Parce que, et c'est une force de
Claire Krust, le voyage est garanti, l'immersion est bien là. Et j'ai vraiment adoré me plonger dans chacun des destins - intimement liés les uns aux autres - de chaque figure. Et même si toutes les histoires s'imbriquent dans un ensemble plus grand, il m'a été très facile d'oublier tout le reste quand je me trouvais auprès d'un des jeunes hommes ou d'une des jeunes femmes de ce livre, entièrement captivée par le moment "présent", par l'histoire personnelle de chacun.
On croise un fantôme centenaire qui tente de défier le temps et sa condition à travers deux jeunes garçons, les seuls à le voir ou à le sentir ; une belle courtisane un peu fière qui malgré la situation dans laquelle elle se trouve, n'oublie pas qui elle est et un jeune guérisseur qui refuse d'accepter les dons hérités de son père.

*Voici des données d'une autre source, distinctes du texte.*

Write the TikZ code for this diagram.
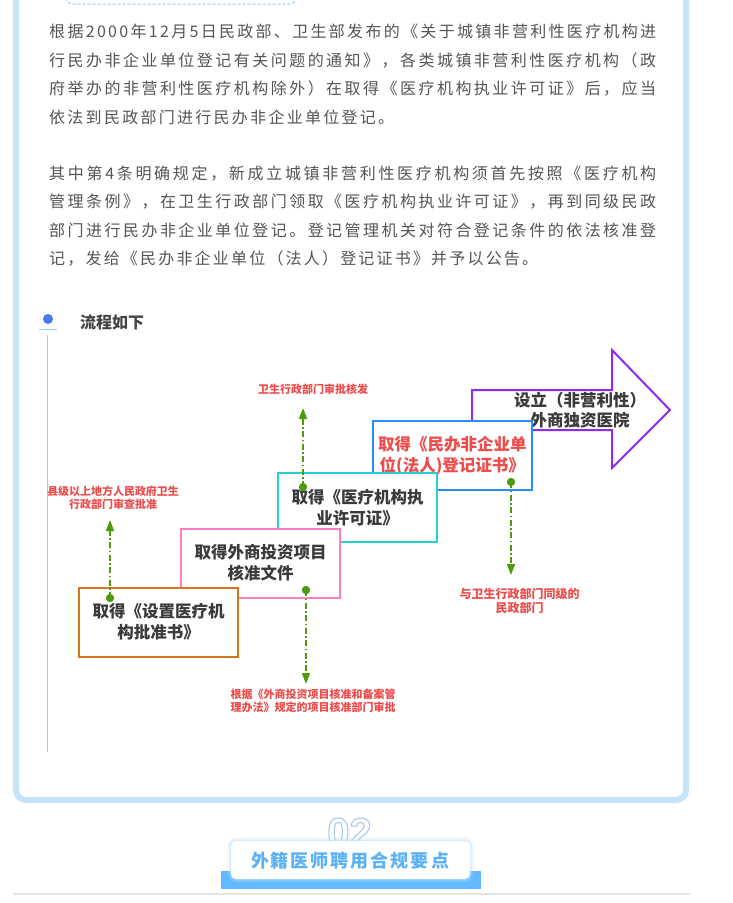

J'ai perçu beaucoup de sensibilité dans ces portraits, beaucoup d'humanité et d'authenticité. Encore une force de la jeune auteure qui ne se contente pas de nous offrir quelques personnages rapidement esquissés et définis par un ou deux traits de caractère, mais bel et bien des figures complexes auxquelles on croit et auxquelles on s'attache beaucoup, à Yuki principalement.
Vous allez me dire : et l'imaginaire là-dedans ? Outre le contexte inventé (bien qu'inspiré d'un Japon médiéval), le fantastique s'invite grâce à l'apparition régulière du fantôme et, dans une moindre mesure, aux dons des guérisseurs venant tout droit des dieux. C'est léger mais tout de même bien présent et si bien intégré à la "réalité" que l'on y croit sans problème.
Je suis assez impressionnée par la qualité du texte alors qu'il s'agit d'une toute première publication. A travers un point de vue omniscient (toujours à la troisième personne du singulier pour les 5 personnages rencontrés),
Claire Krust fait passer à la fois beaucoup d'informations et donc d'images fortes aux lecteurs qui sera transporté dans ce Japon fantasmé dès les premières pages, mais aussi beaucoup d'émotions : il n'est vraiment pas difficile de s'attacher aux personnages et à leur devenir, souvent cruel d'ailleurs.
Un juste milieu entre le descriptif et l'émotionnel qui se marie bien avec l'idée que je me fais de la culture nippone. Entre subtilité, délicatesse, intensité et poésie.
Avec
Les Neiges de l'éternel, non seulement je découvre une nouvelle plume mais aussi une maison d'édition que je connaissais évidemment de nom mais dont je n'avais pas encore lu un titre (il me semble). Et si tous les titres de l'éditeur sont de cette qualité, nul doute que je vais sérieusement me pencher sur le catalogue. Quant à vous, allez-y, fiez-vous à cette magnifique illustration de couverture signée JungShan Chang, elle est à l'image du texte : délicate et intense à la fois.